Records with drawing code
========================================================================

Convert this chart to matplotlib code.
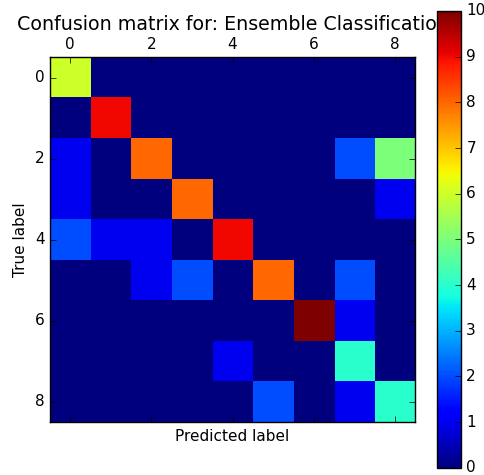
import matplotlib
matplotlib.use("Agg")
import matplotlib.pyplot as plt
import numpy as np

plt.style.use('classic')

labels = list(range(9))
row0 = [6, 0, 0, 0, 0, 0, 0, 0, 0]
row1 = [0, 9, 0, 0, 0, 0, 0, 0, 0]
row2 = [1, 0, 8, 0, 0, 0, 0, 2, 5]
row3 = [1, 0, 0, 8, 0, 0, 0, 0, 1]
row4 = [2, 1, 1, 0, 9, 0, 0, 0, 0]
row5 = [0, 0, 1, 2, 0, 8, 0, 2, 0]
row6 = [0, 0, 0, 0, 0, 0, 10, 1, 0]
row7 = [0, 0, 0, 0, 1, 0, 0, 4, 0]
row8 = [0, 0, 0, 0, 0, 2, 0, 1, 4]
cm = np.array([row0, row1, row2, row3, row4, row5, row6, row7, row8])

fig = plt.figure(figsize=(4.85, 4.75), dpi=100, facecolor='white')
ax = fig.add_axes([0.103, 0.112, 0.753, 0.767])
im = ax.matshow(cm, cmap='jet', vmin=0, vmax=10, interpolation='nearest', aspect='auto')
ax.set_title('Confusion matrix for: Ensemble Classification', fontsize=13.7, y=1.055)
ax.set_xlabel('Predicted label', fontsize=11)
ax.set_ylabel('True label', fontsize=11)
ax.set_xticks([0, 2, 4, 6, 8])
ax.set_yticks([0, 2, 4, 6, 8])
ax.tick_params(labelsize=11)
cax = fig.add_axes([0.901, 0.015, 0.049, 0.962])
cb = fig.colorbar(im, cax=cax)
cb.set_ticks(range(0, 11))
cax.tick_params(labelsize=11)
fig.savefig('out.png', dpi=100, facecolor='white')
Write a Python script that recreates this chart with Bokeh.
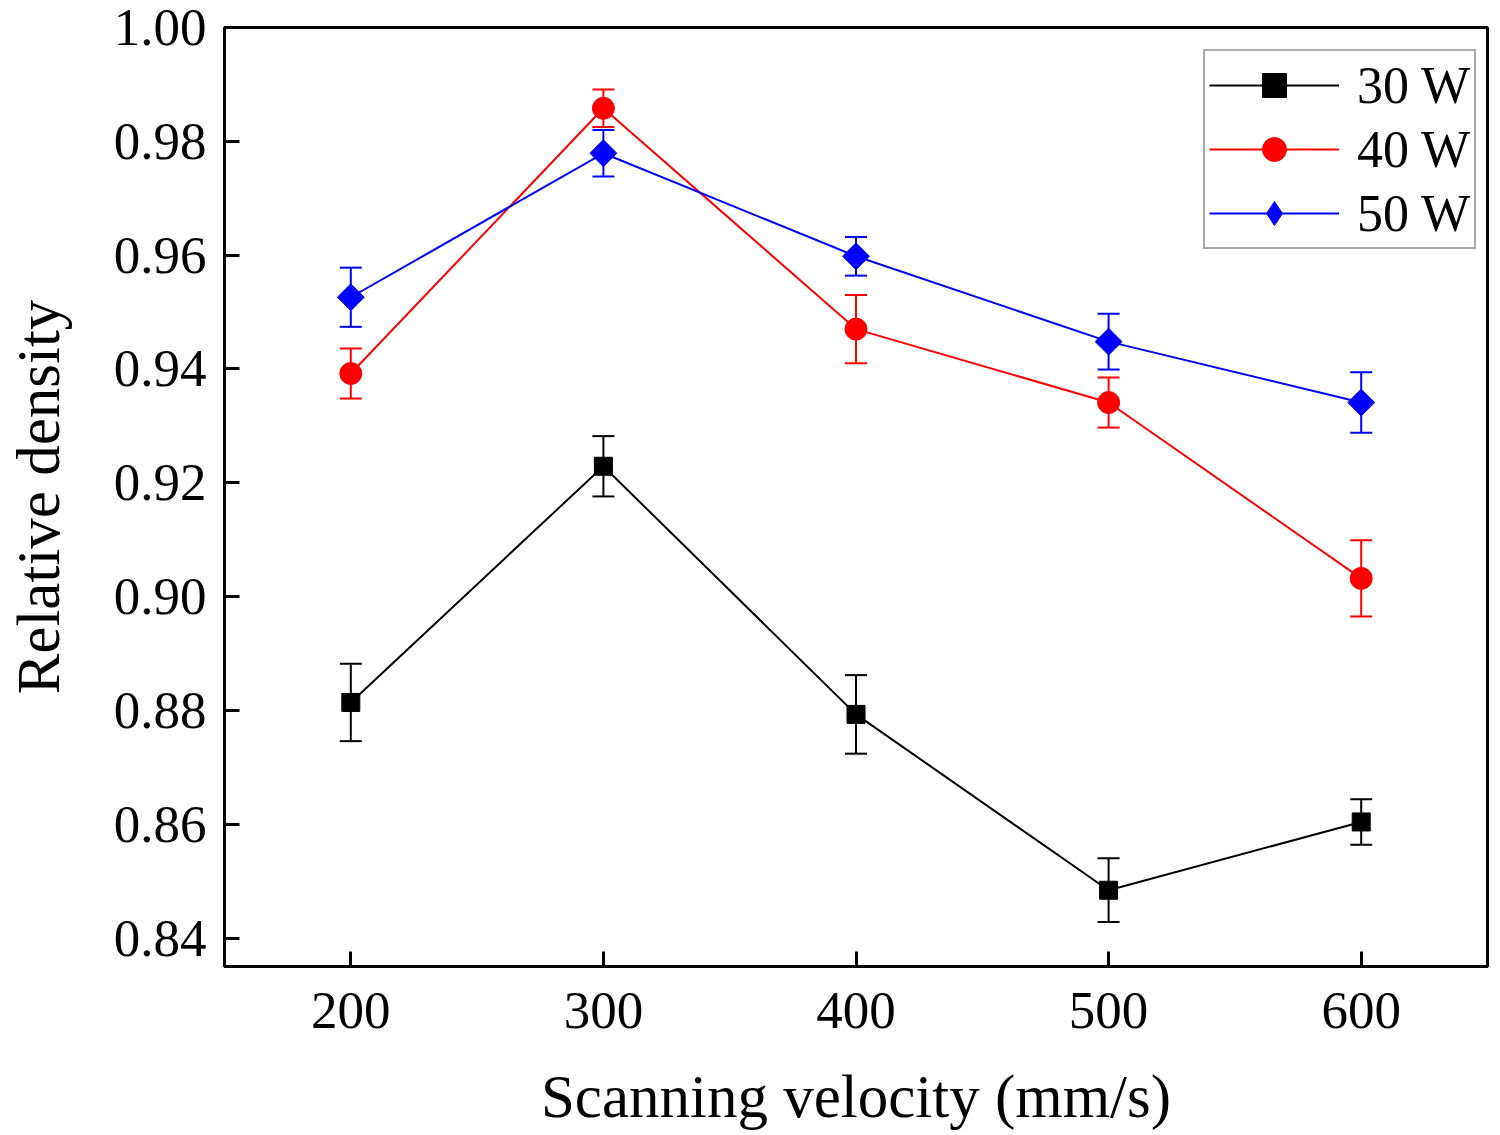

========================================================================

● TASK:
From the data above, pick out each line containing "matplotlib" and copy it.

● ANSWER IN FULL:
Convert this chart to matplotlib code.
import matplotlib
matplotlib.use("Agg")
import matplotlib.pyplot as plt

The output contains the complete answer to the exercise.